Deshalb sah sich das BMJ jetzt erneut veranlasst, an die von diesem Paragraphen betroffenen Akteursgruppen (Hochschulen, Schulen, Forschungseinrichtungen, Rechteinhaber, Verwertungsgesellschaften) einen Fragebogen zu verschicken, durch dessen Beantwortung sich das BMJ Klarheit darüber erhofft, ob überhaupt und wenn ja, wie lange § 52a verlängert werden soll.

Das Aktionsbündnis hat § 52a immer wieder in den Detailregelungen kritisiert, aber sich dennoch für den Erhalt einer Regelung zugunsten einer freizügigen Nutzung von publiziertem Wissen in Bildung und Wissenschaft eingesetzt. Denn ein ersatzloser Wegfall, wie er immer wieder vom Börsenverein des Deutschen Buchhandels gefordert wird und derzeit durch verschiedene Klagen vor Gericht erreicht werden soll, hätte katastrophale Folgen für Bildung und Wissenschaft. Der Sprecher des Aktionsbündnisses, Prof. Rainer Kuhlen, weist darauf hin, dass dann „für jede öffentliche Zugänglichmachung eines geschützten Werks für einen bestimmt abgegrenzten Personenkreis (!) explizit die Einwilligung der Rechteinhaber eingeholt werden müsste. Das kann nicht sein.”

Das Aktionsbündnis hält jedoch eine Debatte um Entfristung, weitere Befristung oder Wegfall von § 52a für zu kurz gegriffen. Eine jüngst abgeschlossene Umfrage in Bildung und Wissenschaft (mit über 2.500 Antworten: vgl. http://www.urheberrechtsbuendnis.de/befragung2011-auswertung1.pdf) hatte u.a. ergeben, dass über 90% der Antwortenden den § 52a als zu restriktiv und als ihre Arbeit behindernd eingeschätzt haben. Ebenso waren 86,3% der Befragten der Ansicht, dass mit Änderungen der bestehenden Schrankenregelungen keine Verbesserungen für Bildung und Wissenschaft zu erwarten sind.

„In dieser Situation”, so schreibt das Aktionsbündnis an das BMJ, „könnte man sich fast der Forderung des Börsenvereins anschließen, dass diese Norm des Urheberrechtsgesetzes wegfallen sollte. Aber nicht ersatzlos!”

Das Aktionsbündnis fordert seit langem — und unterstützt durch 86,3% der Befragten der aktuellen Umfrage — die Einführung einer allgemeinen Bildungs- und Wissenschaftsklausel, die den nicht weiter konditionierten, genehmigungsfreien Zugang und die freie Nutzung des publizierten Wissens ermöglicht. Über eine entsprechende Vergütung müssen sich die Träger der wissenschaftlichen Einrichtungen mit den Verlagen einigen. Mit dem gleichen Ziel, wenn auch in unterschiedlicher Ausprägung, haben auch die Allianz der Wissenschaftsorganisationen und die Kultusministerkonferenz jeweils entsprechende, umfassende Regelungen angemahnt.
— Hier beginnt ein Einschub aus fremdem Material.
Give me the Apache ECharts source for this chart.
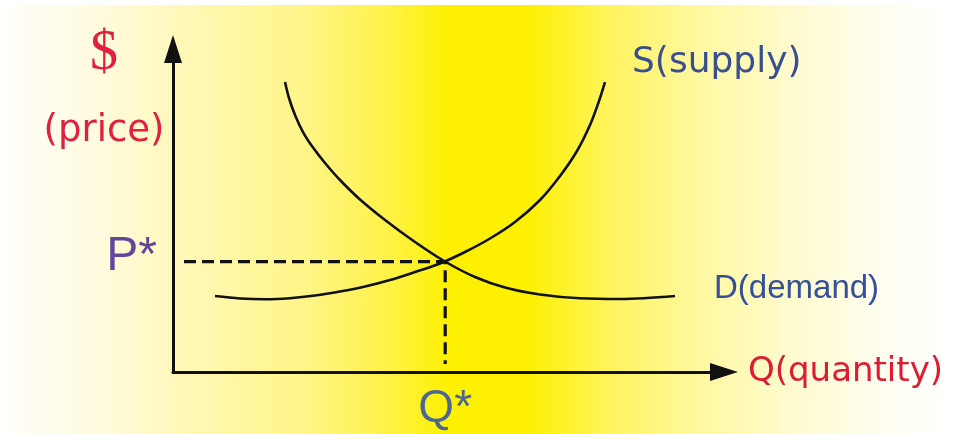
<!DOCTYPE html>
<html>
<head>
<meta charset="utf-8">
<script src="https://cdn.jsdelivr.net/npm/echarts@6/dist/echarts.min.js"></script>
<style>html,body{margin:0;padding:0;background:#fff;}#c{width:956px;height:434px;}</style>
</head>
<body>
<div id="c"></div>
<script>
// Supply curve (quantity, price) in chart units 0-100
var supplyQ = [7.62, 12.16, 16.70, 21.23, 25.77, 30.31, 34.85, 39.38, 43.92, 48.46, 52.99, 57.53, 62.07, 66.61, 70.24, 73.32, 75.68, 77.31, 78.40];
var supplyP = [23.53, 22.76, 22.51, 22.85, 23.68, 24.92, 26.47, 28.48, 30.96, 33.59, 37.15, 41.33, 46.44, 53.25, 60.68, 68.42, 76.47, 83.90, 89.78];
// Demand curve
var demandQ = [20.33, 21.05, 22.14, 23.59, 25.41, 27.59, 30.31, 33.94, 38.48, 43.92, 49.36, 54.81, 60.25, 66.61, 73.87, 81.13, 91.11];
var demandP = [89.78, 84.83, 79.57, 74.30, 69.50, 64.71, 59.44, 53.41, 47.06, 40.25, 34.21, 29.41, 26.16, 23.99, 22.82, 22.60, 23.53];
// Equilibrium and guide lines
var eqQ = 49.4, eqP = 34.2;
var guideQ = [2.0, 49.4, 49.4];
var guideP = [34.2, 34.2, 2.5];
// Texts
var supplyLabel = 'S(supply)';
var demandLabel = 'D(demand)';
var xName = 'Q(quantity)';
var yName1 = '$';
var yName2 = '(price)';
var pStar = 'P*';
var qStar = 'Q*';

function zip(a, b) { return a.map(function (v, i) { return [v, b[i]]; }); }

var chart = echarts.init(document.getElementById('c'), null, { renderer: 'canvas' });
var option = {
  animation: false,
  backgroundColor: '#ffffff',
  grid: { left: 173, top: 49, right: 232, bottom: 62, containLabel: false },
  graphic: [
    {
      type: 'rect', z: -10, silent: true,
      shape: { x: 0, y: 5, width: 956, height: 429 },
      style: {
        fill: new echarts.graphic.LinearGradient(0, 0, 1, 0, [
          { offset: 0, color: '#ffffff' },
          { offset: 0.02, color: '#fffef6' },
          { offset: 0.11, color: '#fffbdc' },
          { offset: 0.19, color: '#fff8b8' },
          { offset: 0.32, color: '#fff588' },
          { offset: 0.41, color: '#fff244' },
          { offset: 0.47, color: '#fdf000' },
          { offset: 0.55, color: '#fdf000' },
          { offset: 0.64, color: '#fff460' },
          { offset: 0.73, color: '#fff8a0' },
          { offset: 0.83, color: '#fffbd0' },
          { offset: 0.93, color: '#fffef2' },
          { offset: 1, color: '#ffffff' }
        ])
      }
    },
    {
      type: 'text', silent: true, x: 104, y: 54,
      style: { text: yName1, font: '56px "Liberation Serif"', fill: '#e0203c', align: 'center', verticalAlign: 'middle' }
    },
    {
      type: 'text', silent: true, x: 104, y: 131,
      style: { text: yName2, font: '37px "DejaVu Sans"', fill: '#e0203c', align: 'center', verticalAlign: 'middle' }
    }
  ],
  xAxis: {
    type: 'value', min: 0, max: 100,
    name: xName, nameLocation: 'end', nameGap: 24,
    nameTextStyle: { color: '#e01a30', fontSize: 34, fontFamily: 'DejaVu Sans', align: 'left', verticalAlign: 'middle' },
    axisLine: { show: true, symbol: ['none', 'triangle'], symbolSize: [18, 28], lineStyle: { color: '#111', width: 3 } },
    axisTick: { show: false }, axisLabel: { show: false }, splitLine: { show: false }
  },
  yAxis: {
    type: 'value', min: 0, max: 100,
    axisLine: { show: true, symbol: ['none', 'triangle'], symbolSize: [18, 28], lineStyle: { color: '#111', width: 3 } },
    axisTick: { show: false }, axisLabel: { show: false }, splitLine: { show: false }
  },
  series: [
    {
      name: 'Supply', type: 'line', data: zip(supplyQ, supplyP), smooth: 0.35, symbol: 'none', silent: true,
      lineStyle: { color: '#111', width: 2.6 },
      endLabel: { show: true, formatter: supplyLabel, color: '#3a4f90', fontSize: 36, fontFamily: 'DejaVu Sans', offset: [19, -19] }
    },
    {
      name: 'Demand', type: 'line', data: zip(demandQ, demandP), smooth: 0.35, symbol: 'none', silent: true,
      lineStyle: { color: '#111', width: 2.6 },
      endLabel: { show: true, formatter: demandLabel, color: '#34509a', fontSize: 33, fontFamily: 'Liberation Sans', offset: [31, -7] }
    },
    {
      name: 'Guide', type: 'line', data: zip(guideQ, guideP), symbol: 'none', silent: true,
      lineStyle: { color: '#111', width: 3.2, type: [12, 6] }
    },
    {
      name: 'Marks', type: 'scatter', symbolSize: 0, silent: true,
      data: [
        { value: [0, eqP], label: { show: true, formatter: pStar, position: 'left', distance: 16, offset: [0, -5], color: '#3a1a8c', fontSize: 48, fontFamily: 'Liberation Sans' } },
        { value: [eqQ, 0], label: { show: true, formatter: qStar, position: 'bottom', distance: 14, offset: [0, 0], color: '#1f45b5', fontSize: 46, fontFamily: 'Liberation Sans' } }
      ]
    }
  ]
};
chart.setOption(option);
</script>
</body>
</html>
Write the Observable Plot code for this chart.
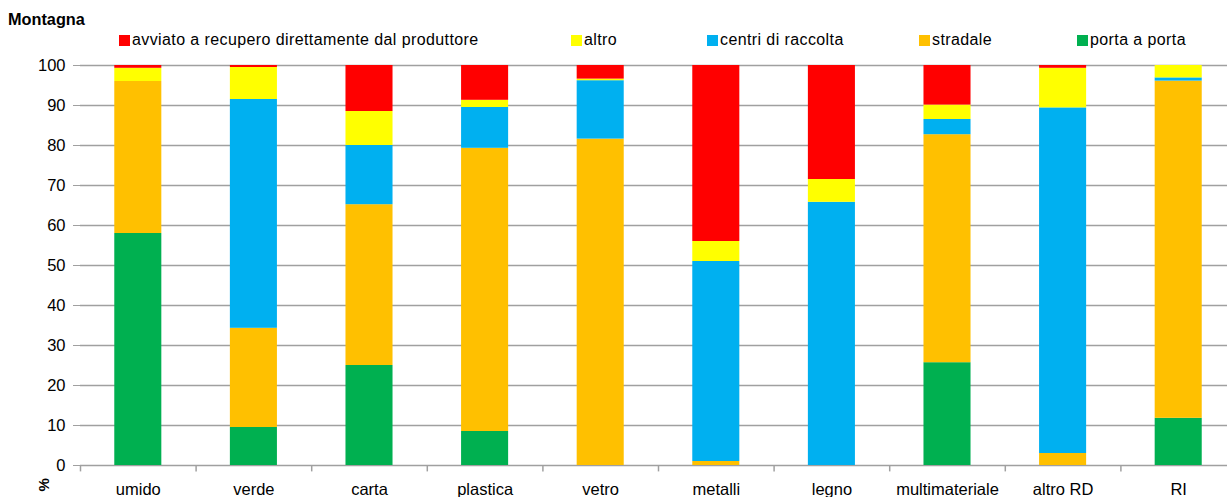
<!DOCTYPE html>
<html>
<head>
<meta charset="utf-8">
<script src="https://cdn.jsdelivr.net/npm/d3@7"></script>
<script src="https://cdn.jsdelivr.net/npm/@observablehq/plot@0.6"></script>
<style>
  html, body { margin: 0; padding: 0; background: #fff; overflow: hidden; }
  body { width: 1227px; height: 497px; font-family: "Liberation Sans", Arial, sans-serif; }
  #head { position: relative; height: 55px; }
  #title { position: absolute; left: 8px; top: 10px; font-weight: bold; font-size: 16.3px; }
  .lg { position: absolute; top: 31px; font-size: 16px; letter-spacing: 0.4px; white-space: nowrap; display: flex; align-items: center; }
  .sw { width: 11px; height: 11px; display: inline-block; margin-right: 2px; }
</style>
</head>
<body>
<div id="head"><div id="title">Montagna</div><div id="legend"></div></div>
<div id="chart"></div>
<script>
const categories = ["umido", "verde", "carta", "plastica", "vetro", "metalli", "legno", "multimateriale", "altro RD", "RI"];
const seriesNames = ["porta a porta", "stradale", "centri di raccolta", "altro", "avviato a recupero direttamente dal produttore"];
const seriesColors = ["#00B050", "#FFC000", "#00B0F0", "#FFFF00", "#FF0000"];
const portaAPorta = [58, 9.5, 25, 8.5, 0, 0, 0, 25.7, 0, 11.8];
const stradale = [38, 24.8, 40.2, 70.8, 81.6, 1, 0, 57, 3, 84.3];
const centriDiRaccolta = [0, 57.2, 14.8, 10.2, 14.6, 50, 65.8, 3.8, 86.4, 0.8];
const altro = [3.3, 8, 8.5, 1.8, 0.4, 5, 5.7, 3.6, 9.9, 3.1];
const avviato = [0.7, 0.5, 11.5, 8.7, 3.4, 44, 28.5, 9.9, 0.7, 0];
const yTicks = [0, 10, 20, 30, 40, 50, 60, 70, 80, 90, 100];
const legendOrder = [4, 3, 2, 1, 0];
const legendX = [119, 571, 707, 919, 1077];

const seriesValues = [portaAPorta, stradale, centriDiRaccolta, altro, avviato];
const rows = [];
seriesNames.forEach((s, si) => categories.forEach((c, ci) => rows.push({cat: c, serie: s, value: seriesValues[si][ci]})));

// legend
const lg = document.getElementById("legend");
legendOrder.forEach((si, k) => {
  const d = document.createElement("div");
  d.className = "lg";
  d.style.left = legendX[k] + "px";
  d.innerHTML = `<span class="sw" style="background:${seriesColors[si]}"></span><span>${seriesNames[si]}</span>`;
  lg.appendChild(d);
});

const step = (1236 - 80) / categories.length;
const chart = Plot.plot({
  width: 1227,
  height: 442,
  marginLeft: 80,
  marginRight: 0,
  marginTop: 10,
  marginBottom: 32,
  style: {fontFamily: "Liberation Sans, Arial, sans-serif", fontSize: "16.5px", color: "black", background: "white"},
  x: {domain: categories, range: [80, 1236], paddingInner: 0.593, paddingOuter: 0.2965, align: 0.5, round: false},
  y: {domain: [0, 100]},
  color: {domain: seriesNames, range: seriesColors},
  marks: [
    Plot.gridY(yTicks, {stroke: "#a0a0a0", strokeOpacity: 1, strokeWidth: 1.5}),
    Plot.barY(rows, {x: "cat", y: "value", fill: "serie", order: seriesNames}),
    Plot.ruleX([0], {x: () => 80, y1: 0, y2: 100, stroke: "#a0a0a0", strokeWidth: 1.5}),
    Plot.ruleX(categories, {x: d => d, dx: -step / 2, y1: 0, y2: -1.6, stroke: "#a0a0a0", strokeWidth: 1.5}),
    Plot.axisY({ticks: yTicks, tickSize: 7, tickPadding: 8, stroke: "#a0a0a0", fill: "black", label: null, fontSize: 16.5}),
    Plot.axisX({tickSize: 0, tickPadding: 18, label: null, fontSize: 16.5, fill: "black"}),
    Plot.text(["%"], {frameAnchor: "bottom-left", text: d => d, rotate: -90, dx: -32, dy: 26, fontSize: 15, fontWeight: "bold"})
  ]
});
document.getElementById("chart").appendChild(chart);
</script>
</body>
</html>
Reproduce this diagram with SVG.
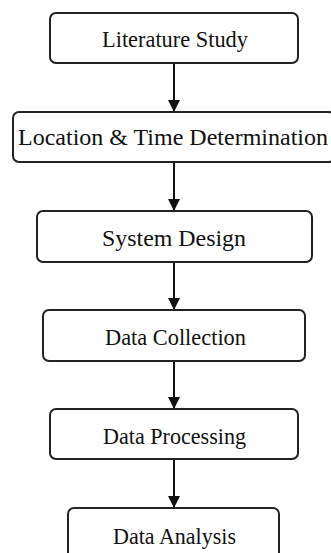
<svg xmlns="http://www.w3.org/2000/svg" width="331" height="553" viewBox="0 0 331 553">
<style>
.box{fill:#fff;stroke:#222;stroke-width:2}
.lbl{font-family:"Liberation Serif","Times New Roman",serif;font-size:23px;fill:#111}
.conn{stroke:#111;stroke-width:2;fill:none}
</style>
<defs>
<marker id="ah" markerWidth="6" markerHeight="6" refX="6" refY="3" orient="auto" markerUnits="strokeWidth">
<path d="M0,0 L6,3 L0,6 Z" fill="#111"/>
</marker>
</defs>
<rect width="331" height="553" fill="#fff"/>
<g id="connectors">
<line class="conn" x1="174" y1="63" x2="174" y2="112" marker-end="url(#ah)"/>
<line class="conn" x1="174" y1="162" x2="174" y2="211" marker-end="url(#ah)"/>
<line class="conn" x1="174" y1="262" x2="174" y2="310" marker-end="url(#ah)"/>
<line class="conn" x1="174" y1="361" x2="174" y2="409" marker-end="url(#ah)"/>
<line class="conn" x1="174" y1="459" x2="174" y2="508" marker-end="url(#ah)"/>
</g>
<g id="n1"><rect class="box" x="50" y="13" width="248" height="50" rx="6"/><text class="lbl" x="102" y="46.5" textLength="146" lengthAdjust="spacingAndGlyphs">Literature Study</text></g>
<g id="n2"><rect class="box" x="13" y="112" width="322" height="50" rx="6"/><text class="lbl" x="18" y="145" textLength="310" lengthAdjust="spacingAndGlyphs">Location &amp; Time Determination</text></g>
<g id="n3"><rect class="box" x="37" y="211" width="275" height="51" rx="6"/><text class="lbl" x="102" y="245.5" textLength="144" lengthAdjust="spacingAndGlyphs">System Design</text></g>
<g id="n4"><rect class="box" x="43" y="310" width="262" height="51" rx="6"/><text class="lbl" x="105" y="345" textLength="141" lengthAdjust="spacingAndGlyphs">Data Collection</text></g>
<g id="n5"><rect class="box" x="50" y="409" width="248" height="50" rx="6"/><text class="lbl" x="103" y="443.5" textLength="143" lengthAdjust="spacingAndGlyphs">Data Processing</text></g>
<g id="n6"><rect class="box" x="68" y="508" width="211" height="60" rx="6"/><text class="lbl" x="113" y="543.5" textLength="123" lengthAdjust="spacingAndGlyphs">Data Analysis</text></g>
</svg>
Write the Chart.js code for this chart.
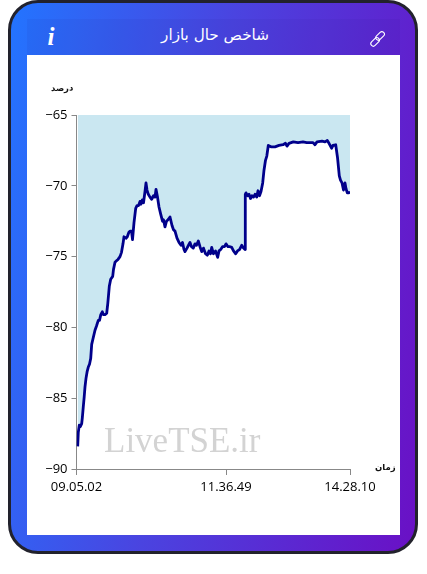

Da es jedoch derzeit ungewiss ist, inwieweit oder wann § 52a durch eine neue umfassende Wissenschaftsschranke ersetzt werden kann, fordert das Aktionsbündnis, „dass die weiterhin bestehende Befristung von § 52a aufgehoben wird bzw. dass § 52a so lange erhalten bleibt, bis eine umfassende Regelung im Sinne der vorgeschlagenen Wissenschafts- und Bildungsklausel vom Bundestag verabschiedet worden ist.”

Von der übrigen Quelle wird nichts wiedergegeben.